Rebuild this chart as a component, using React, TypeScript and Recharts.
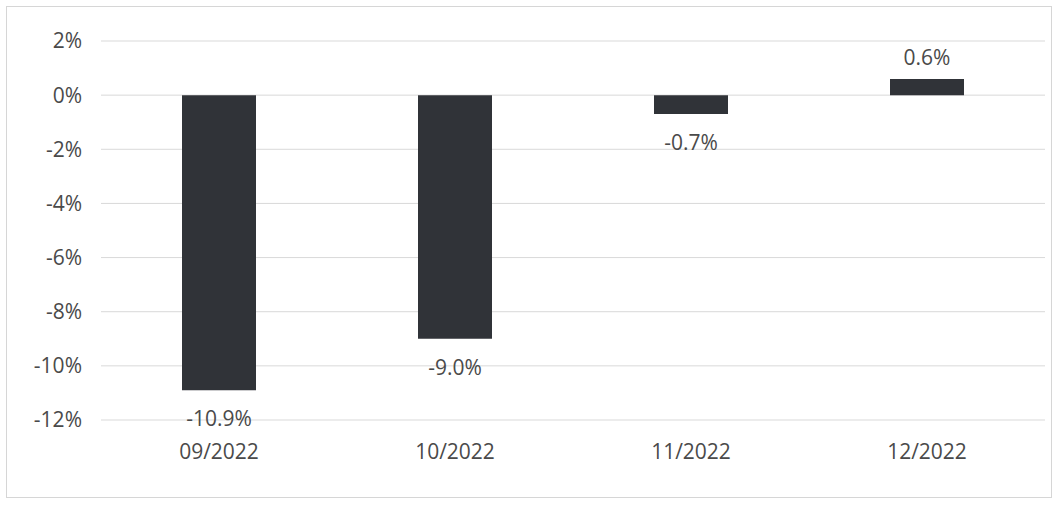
import { BarChart, Bar, XAxis, YAxis, CartesianGrid, LabelList } from 'recharts';

const months = ['09/2022', '10/2022', '11/2022', '12/2022'];
const changes = [-10.9, -9.0, -0.7, 0.6];
const yTicks = [2, 0, -2, -4, -6, -8, -10, -12];

const data = months.map((month, i) => ({ month, change: changes[i] }));

const FONT = '"Open Sans", sans-serif';

const renderLabel = (props: any) => {
  const { x, y, width, height, value } = props;
  const top = Math.min(y, y + height);
  const bottom = Math.max(y, y + height);
  const ly = value < 0 ? bottom + 28 : top - 22;
  return (
    <text
      x={x + width / 2}
      y={ly}
      textAnchor="middle"
      dominantBaseline="central"
      fill="#4a4a4a"
      fontSize={21}
      fontFamily={FONT}
    >
      {`${value.toFixed(1)}%`}
    </text>
  );
};

export default function App() {
  return (
    <div
      style={{
        position: 'absolute',
        left: 0,
        top: 0,
        width: 1056,
        height: 519,
        background: '#ffffff',
      }}
    >
      <div
        style={{
          position: 'absolute',
          left: 6,
          top: 6,
          width: 1044,
          height: 490,
          border: '1px solid #d6d6d6',
        }}
      />
      <div style={{ position: 'absolute', left: 0, top: 0 }}>
        <BarChart
          width={1056}
          height={519}
          data={data}
          margin={{ top: 41, right: 11, left: 0, bottom: 69 }}
        >
          <CartesianGrid vertical={false} stroke="#d9d9d9" />
          <XAxis
            dataKey="month"
            axisLine={false}
            tickLine={false}
            tickSize={0}
            tickMargin={24}
            height={30}
            tick={{ fill: '#4a4a4a', fontSize: 21, fontFamily: FONT }}
          />
          <YAxis
            domain={[-12, 2]}
            ticks={yTicks}
            width={101}
            axisLine={false}
            tickLine={false}
            tickSize={0}
            tickMargin={19}
            tickFormatter={(v: number) => `${v}%`}
            tick={{ fill: '#4a4a4a', fontSize: 21, fontFamily: FONT }}
          />
          <Bar dataKey="change" fill="#303338" barSize={74} isAnimationActive={false}>
            <LabelList dataKey="change" content={renderLabel} />
          </Bar>
        </BarChart>
      </div>
    </div>
  );
}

WHAT YOU WILL DO:
Only the lines from the top of the data through the line with "YAxis, CartesianGrid, LabelList" should be quoted, exactly and with both ends kept; skip the pictures.

SOLUTION TO THE PROBLEM:
Rebuild this chart as a component, using React, TypeScript and Recharts.
import { BarChart, Bar, XAxis, YAxis, CartesianGrid, LabelList } from 'recharts';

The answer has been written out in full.